[Dataset records]:
==================================================
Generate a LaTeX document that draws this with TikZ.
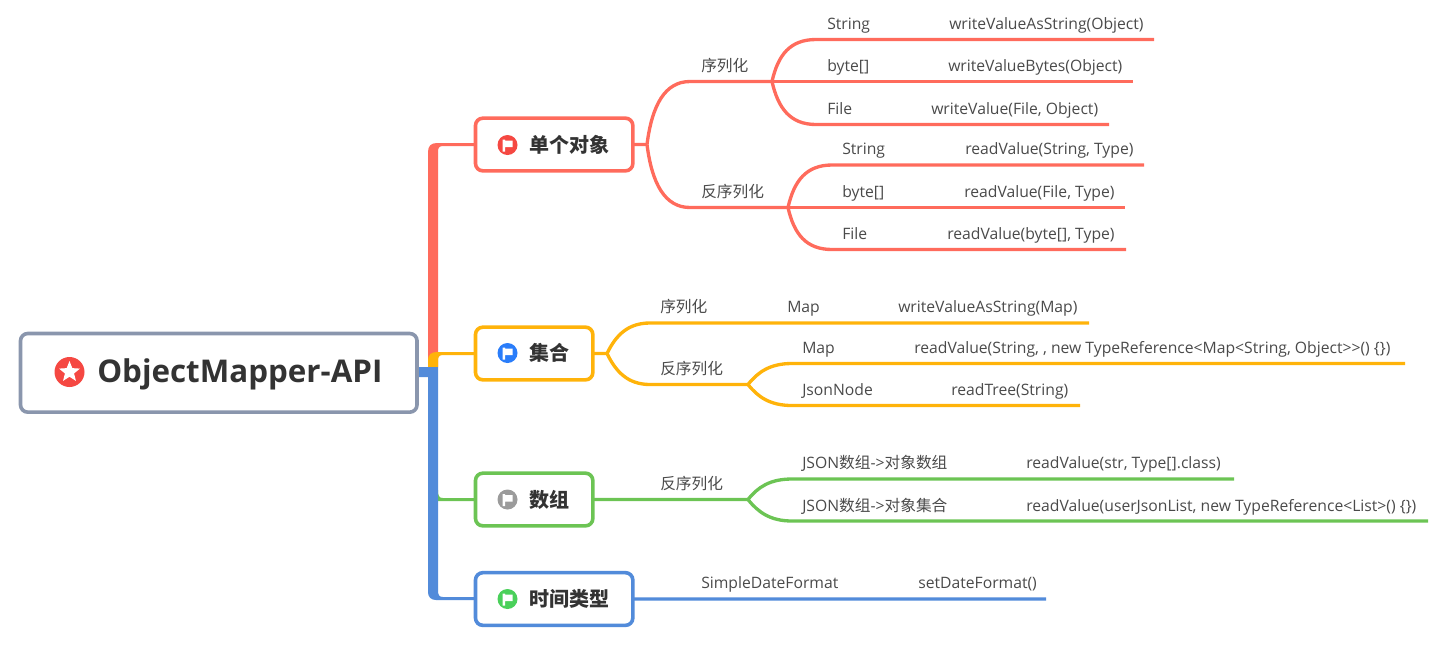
==================================================
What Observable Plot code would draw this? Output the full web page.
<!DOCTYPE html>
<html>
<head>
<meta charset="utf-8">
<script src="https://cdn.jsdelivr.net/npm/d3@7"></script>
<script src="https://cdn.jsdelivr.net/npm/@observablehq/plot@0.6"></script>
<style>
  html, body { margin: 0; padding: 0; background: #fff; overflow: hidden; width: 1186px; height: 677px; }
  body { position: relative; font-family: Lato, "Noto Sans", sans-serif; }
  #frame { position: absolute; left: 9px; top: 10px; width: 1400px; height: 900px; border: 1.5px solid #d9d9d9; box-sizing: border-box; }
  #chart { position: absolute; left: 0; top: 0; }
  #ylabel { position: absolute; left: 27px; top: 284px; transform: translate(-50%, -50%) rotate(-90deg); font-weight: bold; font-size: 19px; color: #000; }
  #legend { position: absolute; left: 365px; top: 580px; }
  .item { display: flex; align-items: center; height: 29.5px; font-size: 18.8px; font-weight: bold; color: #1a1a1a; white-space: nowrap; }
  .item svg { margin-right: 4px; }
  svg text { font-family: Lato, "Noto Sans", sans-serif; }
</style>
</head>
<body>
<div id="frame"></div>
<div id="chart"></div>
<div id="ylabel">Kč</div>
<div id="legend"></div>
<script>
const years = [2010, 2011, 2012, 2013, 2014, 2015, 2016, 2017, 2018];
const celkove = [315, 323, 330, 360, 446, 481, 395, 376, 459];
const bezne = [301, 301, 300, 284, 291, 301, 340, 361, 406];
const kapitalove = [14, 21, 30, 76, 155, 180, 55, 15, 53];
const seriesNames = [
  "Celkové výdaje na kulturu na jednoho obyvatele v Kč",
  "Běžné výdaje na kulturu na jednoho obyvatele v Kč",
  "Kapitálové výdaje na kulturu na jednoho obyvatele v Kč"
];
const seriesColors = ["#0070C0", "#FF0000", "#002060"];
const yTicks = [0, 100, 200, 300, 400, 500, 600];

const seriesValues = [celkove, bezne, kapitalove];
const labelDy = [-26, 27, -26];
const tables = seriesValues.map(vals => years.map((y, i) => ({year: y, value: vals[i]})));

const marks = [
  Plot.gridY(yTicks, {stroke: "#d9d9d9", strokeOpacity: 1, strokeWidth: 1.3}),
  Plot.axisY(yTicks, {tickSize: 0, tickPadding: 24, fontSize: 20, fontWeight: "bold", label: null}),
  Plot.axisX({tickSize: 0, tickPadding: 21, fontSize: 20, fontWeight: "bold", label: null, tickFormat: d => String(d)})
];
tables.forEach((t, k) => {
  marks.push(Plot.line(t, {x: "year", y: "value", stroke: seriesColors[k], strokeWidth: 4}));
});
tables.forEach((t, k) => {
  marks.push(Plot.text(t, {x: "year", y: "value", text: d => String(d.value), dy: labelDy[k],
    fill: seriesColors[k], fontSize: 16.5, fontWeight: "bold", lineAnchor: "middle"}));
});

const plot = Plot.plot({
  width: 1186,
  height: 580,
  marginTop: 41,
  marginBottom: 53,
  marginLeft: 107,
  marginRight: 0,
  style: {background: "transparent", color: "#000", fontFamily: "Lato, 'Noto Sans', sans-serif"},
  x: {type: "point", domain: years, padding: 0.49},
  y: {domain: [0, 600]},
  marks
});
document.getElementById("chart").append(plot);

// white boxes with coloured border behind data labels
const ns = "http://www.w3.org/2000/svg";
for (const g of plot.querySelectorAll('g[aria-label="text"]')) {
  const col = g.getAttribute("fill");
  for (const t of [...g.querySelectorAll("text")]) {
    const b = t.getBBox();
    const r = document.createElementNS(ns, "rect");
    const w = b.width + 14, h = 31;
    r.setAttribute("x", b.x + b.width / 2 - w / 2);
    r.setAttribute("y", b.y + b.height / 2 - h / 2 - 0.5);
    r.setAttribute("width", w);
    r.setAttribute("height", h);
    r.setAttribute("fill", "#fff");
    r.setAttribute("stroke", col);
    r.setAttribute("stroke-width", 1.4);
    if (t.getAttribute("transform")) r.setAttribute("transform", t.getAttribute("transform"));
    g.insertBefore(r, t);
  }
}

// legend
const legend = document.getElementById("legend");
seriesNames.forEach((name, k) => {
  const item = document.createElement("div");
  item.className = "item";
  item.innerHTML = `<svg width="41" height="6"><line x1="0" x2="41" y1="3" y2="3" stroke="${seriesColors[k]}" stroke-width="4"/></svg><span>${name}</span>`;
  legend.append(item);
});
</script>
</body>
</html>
==================================================
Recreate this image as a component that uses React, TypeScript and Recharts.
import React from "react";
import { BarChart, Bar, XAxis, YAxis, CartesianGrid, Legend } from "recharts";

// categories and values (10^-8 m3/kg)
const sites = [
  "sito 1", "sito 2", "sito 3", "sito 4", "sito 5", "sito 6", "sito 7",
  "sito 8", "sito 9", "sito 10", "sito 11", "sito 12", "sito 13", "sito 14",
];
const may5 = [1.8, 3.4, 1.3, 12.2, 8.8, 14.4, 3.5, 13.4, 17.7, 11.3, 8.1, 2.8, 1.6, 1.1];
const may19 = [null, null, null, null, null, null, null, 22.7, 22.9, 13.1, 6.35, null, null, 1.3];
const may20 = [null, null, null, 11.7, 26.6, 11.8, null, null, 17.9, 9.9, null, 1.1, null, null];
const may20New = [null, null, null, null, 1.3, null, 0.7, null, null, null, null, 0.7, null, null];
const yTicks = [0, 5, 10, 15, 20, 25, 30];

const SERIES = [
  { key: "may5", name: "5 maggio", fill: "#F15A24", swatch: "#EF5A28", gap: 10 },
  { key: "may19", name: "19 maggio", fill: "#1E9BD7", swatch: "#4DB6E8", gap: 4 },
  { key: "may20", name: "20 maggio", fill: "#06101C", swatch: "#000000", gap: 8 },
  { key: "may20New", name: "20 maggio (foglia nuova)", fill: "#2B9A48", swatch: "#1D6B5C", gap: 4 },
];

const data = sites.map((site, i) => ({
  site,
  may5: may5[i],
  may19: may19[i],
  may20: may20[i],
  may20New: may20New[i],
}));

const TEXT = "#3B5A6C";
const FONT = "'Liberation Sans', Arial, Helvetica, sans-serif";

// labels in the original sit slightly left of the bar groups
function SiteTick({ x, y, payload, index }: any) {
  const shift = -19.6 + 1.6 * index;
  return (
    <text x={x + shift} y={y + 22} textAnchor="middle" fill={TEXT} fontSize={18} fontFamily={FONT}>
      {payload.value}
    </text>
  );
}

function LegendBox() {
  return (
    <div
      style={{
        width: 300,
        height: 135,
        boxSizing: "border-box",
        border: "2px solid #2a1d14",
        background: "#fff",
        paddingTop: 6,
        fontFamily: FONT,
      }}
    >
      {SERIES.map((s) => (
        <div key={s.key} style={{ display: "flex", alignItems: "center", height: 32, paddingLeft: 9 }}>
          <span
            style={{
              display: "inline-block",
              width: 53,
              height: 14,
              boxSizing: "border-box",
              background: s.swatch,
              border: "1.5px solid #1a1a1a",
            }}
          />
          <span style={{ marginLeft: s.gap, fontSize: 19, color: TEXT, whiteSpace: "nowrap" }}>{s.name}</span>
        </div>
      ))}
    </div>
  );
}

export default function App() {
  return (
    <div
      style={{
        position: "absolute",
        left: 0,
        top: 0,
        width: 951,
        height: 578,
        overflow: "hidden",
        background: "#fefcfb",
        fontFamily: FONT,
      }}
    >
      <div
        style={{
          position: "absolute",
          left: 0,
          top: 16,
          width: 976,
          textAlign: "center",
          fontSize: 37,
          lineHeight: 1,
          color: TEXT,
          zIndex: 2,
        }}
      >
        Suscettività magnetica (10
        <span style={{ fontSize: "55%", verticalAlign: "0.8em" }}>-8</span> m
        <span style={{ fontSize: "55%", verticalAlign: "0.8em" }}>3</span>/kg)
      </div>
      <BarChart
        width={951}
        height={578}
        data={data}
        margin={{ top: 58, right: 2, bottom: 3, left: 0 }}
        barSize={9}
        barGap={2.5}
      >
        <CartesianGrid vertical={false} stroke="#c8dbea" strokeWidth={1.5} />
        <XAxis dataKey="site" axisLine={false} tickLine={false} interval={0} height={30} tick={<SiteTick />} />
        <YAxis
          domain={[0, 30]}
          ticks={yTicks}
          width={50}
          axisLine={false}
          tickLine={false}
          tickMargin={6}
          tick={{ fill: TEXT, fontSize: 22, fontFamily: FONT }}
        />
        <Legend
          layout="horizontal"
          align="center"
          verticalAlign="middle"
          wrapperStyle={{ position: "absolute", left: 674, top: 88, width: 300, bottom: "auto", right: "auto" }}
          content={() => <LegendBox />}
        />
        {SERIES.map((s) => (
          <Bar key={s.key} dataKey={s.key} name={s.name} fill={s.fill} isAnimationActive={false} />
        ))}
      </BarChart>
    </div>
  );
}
==================================================
[Task details]: Copy out every line from the material above in which the word "document" appears.

[Exercise result]:
Generate a LaTeX document that draws this with TikZ.
document.getElementById("chart").append(plot);
    const r = document.createElementNS(ns, "rect");
const legend = document.getElementById("legend");
  const item = document.createElement("div");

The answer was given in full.